## Task requirements
Check each line below for "React" and report how many have it, nothing else.

:::::

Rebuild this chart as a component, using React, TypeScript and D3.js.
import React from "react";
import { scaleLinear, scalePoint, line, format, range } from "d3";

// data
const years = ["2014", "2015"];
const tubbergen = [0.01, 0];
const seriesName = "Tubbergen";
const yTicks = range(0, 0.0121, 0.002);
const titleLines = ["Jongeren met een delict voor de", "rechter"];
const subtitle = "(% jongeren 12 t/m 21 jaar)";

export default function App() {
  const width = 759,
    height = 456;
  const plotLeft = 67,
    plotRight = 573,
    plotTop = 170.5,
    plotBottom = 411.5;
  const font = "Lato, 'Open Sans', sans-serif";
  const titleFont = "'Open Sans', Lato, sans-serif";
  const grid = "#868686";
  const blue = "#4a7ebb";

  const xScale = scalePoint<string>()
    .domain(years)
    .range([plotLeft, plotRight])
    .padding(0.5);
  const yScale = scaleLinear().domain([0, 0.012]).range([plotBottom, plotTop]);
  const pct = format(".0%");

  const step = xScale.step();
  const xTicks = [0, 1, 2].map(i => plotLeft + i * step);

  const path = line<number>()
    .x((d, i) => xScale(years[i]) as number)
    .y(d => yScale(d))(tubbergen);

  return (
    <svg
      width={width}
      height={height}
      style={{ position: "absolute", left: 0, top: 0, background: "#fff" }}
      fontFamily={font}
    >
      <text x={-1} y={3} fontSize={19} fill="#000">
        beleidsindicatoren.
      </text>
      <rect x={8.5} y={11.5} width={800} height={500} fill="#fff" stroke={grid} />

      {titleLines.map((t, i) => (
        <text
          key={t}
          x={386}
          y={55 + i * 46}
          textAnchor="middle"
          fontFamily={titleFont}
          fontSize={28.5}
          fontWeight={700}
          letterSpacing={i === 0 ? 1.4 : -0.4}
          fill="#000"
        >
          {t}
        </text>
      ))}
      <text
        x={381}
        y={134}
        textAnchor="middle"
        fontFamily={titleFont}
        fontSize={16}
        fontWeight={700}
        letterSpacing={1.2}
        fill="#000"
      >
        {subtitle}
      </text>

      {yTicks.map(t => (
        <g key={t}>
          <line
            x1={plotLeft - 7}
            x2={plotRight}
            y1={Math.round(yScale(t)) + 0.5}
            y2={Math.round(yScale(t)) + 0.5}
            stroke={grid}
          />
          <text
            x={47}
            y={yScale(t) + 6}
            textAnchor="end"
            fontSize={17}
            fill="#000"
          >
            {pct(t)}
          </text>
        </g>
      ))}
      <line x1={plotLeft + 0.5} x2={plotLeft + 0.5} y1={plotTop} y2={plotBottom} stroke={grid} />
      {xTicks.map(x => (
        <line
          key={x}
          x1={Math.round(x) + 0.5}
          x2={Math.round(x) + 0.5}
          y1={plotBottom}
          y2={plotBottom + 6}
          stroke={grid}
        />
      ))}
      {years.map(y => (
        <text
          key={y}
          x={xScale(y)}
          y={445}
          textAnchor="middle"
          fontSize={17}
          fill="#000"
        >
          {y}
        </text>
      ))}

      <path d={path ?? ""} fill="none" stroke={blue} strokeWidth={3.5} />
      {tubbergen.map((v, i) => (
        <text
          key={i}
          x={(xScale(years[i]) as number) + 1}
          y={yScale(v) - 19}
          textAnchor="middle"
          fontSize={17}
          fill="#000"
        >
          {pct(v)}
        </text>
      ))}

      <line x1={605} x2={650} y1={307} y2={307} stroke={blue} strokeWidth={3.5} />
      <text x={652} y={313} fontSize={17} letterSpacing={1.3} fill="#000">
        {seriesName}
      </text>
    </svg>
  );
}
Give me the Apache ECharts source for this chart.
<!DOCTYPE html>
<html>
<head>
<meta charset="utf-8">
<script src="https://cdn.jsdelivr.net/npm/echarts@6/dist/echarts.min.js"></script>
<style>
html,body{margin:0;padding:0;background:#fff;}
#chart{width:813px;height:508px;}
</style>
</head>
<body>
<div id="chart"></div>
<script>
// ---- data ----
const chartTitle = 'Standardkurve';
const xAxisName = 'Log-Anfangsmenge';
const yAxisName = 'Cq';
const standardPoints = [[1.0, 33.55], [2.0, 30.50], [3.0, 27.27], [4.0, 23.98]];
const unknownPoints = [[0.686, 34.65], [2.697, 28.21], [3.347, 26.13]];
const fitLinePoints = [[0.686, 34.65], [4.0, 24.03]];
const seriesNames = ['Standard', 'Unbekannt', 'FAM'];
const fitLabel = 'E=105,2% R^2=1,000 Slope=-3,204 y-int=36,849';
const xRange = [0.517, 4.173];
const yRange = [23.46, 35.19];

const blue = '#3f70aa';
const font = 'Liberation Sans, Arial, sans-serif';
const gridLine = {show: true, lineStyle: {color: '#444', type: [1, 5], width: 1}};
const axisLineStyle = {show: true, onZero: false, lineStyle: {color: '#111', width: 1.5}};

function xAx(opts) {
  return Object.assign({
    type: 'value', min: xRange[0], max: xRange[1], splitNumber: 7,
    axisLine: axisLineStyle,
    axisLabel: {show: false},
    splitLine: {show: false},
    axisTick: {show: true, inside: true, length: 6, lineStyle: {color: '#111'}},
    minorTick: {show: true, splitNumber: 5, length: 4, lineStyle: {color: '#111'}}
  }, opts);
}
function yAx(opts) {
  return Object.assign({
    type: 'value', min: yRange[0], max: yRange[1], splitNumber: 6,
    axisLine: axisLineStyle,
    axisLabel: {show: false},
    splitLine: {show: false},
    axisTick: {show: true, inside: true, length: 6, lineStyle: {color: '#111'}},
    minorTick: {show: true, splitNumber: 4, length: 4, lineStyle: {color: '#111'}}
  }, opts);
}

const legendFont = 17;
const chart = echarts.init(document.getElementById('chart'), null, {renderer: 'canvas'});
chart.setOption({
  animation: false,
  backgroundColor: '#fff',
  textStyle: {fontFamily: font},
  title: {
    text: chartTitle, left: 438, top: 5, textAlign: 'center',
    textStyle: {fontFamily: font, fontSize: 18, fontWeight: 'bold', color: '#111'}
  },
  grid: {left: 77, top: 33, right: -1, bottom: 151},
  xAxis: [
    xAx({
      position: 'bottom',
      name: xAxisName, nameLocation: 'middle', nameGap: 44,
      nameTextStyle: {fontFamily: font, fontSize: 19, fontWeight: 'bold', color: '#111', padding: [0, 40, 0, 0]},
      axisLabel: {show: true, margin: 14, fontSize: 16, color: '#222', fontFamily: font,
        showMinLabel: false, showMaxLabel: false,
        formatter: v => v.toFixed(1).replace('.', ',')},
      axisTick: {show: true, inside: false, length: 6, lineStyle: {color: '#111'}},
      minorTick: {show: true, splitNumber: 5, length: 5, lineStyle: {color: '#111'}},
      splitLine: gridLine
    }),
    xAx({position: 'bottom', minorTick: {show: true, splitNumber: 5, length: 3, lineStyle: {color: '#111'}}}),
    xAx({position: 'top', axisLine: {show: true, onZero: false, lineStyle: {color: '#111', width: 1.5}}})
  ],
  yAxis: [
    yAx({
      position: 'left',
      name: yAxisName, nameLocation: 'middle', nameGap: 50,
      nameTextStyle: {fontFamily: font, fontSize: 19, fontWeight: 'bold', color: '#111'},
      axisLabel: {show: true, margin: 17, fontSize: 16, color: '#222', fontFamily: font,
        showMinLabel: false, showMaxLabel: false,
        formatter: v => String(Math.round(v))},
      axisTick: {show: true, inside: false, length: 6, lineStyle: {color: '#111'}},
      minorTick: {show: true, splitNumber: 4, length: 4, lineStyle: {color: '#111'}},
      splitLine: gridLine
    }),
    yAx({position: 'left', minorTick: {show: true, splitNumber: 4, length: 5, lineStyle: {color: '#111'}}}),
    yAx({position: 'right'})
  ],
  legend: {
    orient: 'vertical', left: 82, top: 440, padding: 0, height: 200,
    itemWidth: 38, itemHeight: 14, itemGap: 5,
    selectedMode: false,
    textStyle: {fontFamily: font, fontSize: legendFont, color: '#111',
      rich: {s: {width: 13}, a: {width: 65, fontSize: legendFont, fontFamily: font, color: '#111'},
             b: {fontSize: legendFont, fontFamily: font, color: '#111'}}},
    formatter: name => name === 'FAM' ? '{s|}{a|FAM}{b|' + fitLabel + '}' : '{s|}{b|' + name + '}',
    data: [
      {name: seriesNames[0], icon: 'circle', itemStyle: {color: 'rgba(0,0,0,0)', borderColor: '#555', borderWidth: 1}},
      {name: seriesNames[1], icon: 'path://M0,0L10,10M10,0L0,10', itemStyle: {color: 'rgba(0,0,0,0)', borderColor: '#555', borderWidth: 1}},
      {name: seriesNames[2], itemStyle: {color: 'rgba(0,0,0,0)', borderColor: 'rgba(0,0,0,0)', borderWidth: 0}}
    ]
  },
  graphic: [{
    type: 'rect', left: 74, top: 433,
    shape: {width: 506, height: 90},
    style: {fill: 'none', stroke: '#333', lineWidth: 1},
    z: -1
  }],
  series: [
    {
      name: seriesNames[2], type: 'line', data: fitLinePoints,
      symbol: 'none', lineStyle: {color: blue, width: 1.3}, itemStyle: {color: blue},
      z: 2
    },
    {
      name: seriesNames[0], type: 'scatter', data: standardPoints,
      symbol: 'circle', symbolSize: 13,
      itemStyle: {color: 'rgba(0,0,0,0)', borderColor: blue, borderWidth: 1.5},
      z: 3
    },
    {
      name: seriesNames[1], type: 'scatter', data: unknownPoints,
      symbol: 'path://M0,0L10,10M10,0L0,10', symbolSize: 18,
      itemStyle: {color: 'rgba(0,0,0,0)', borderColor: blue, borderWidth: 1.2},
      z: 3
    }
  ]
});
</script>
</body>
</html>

:::::

## Answer to this problem
2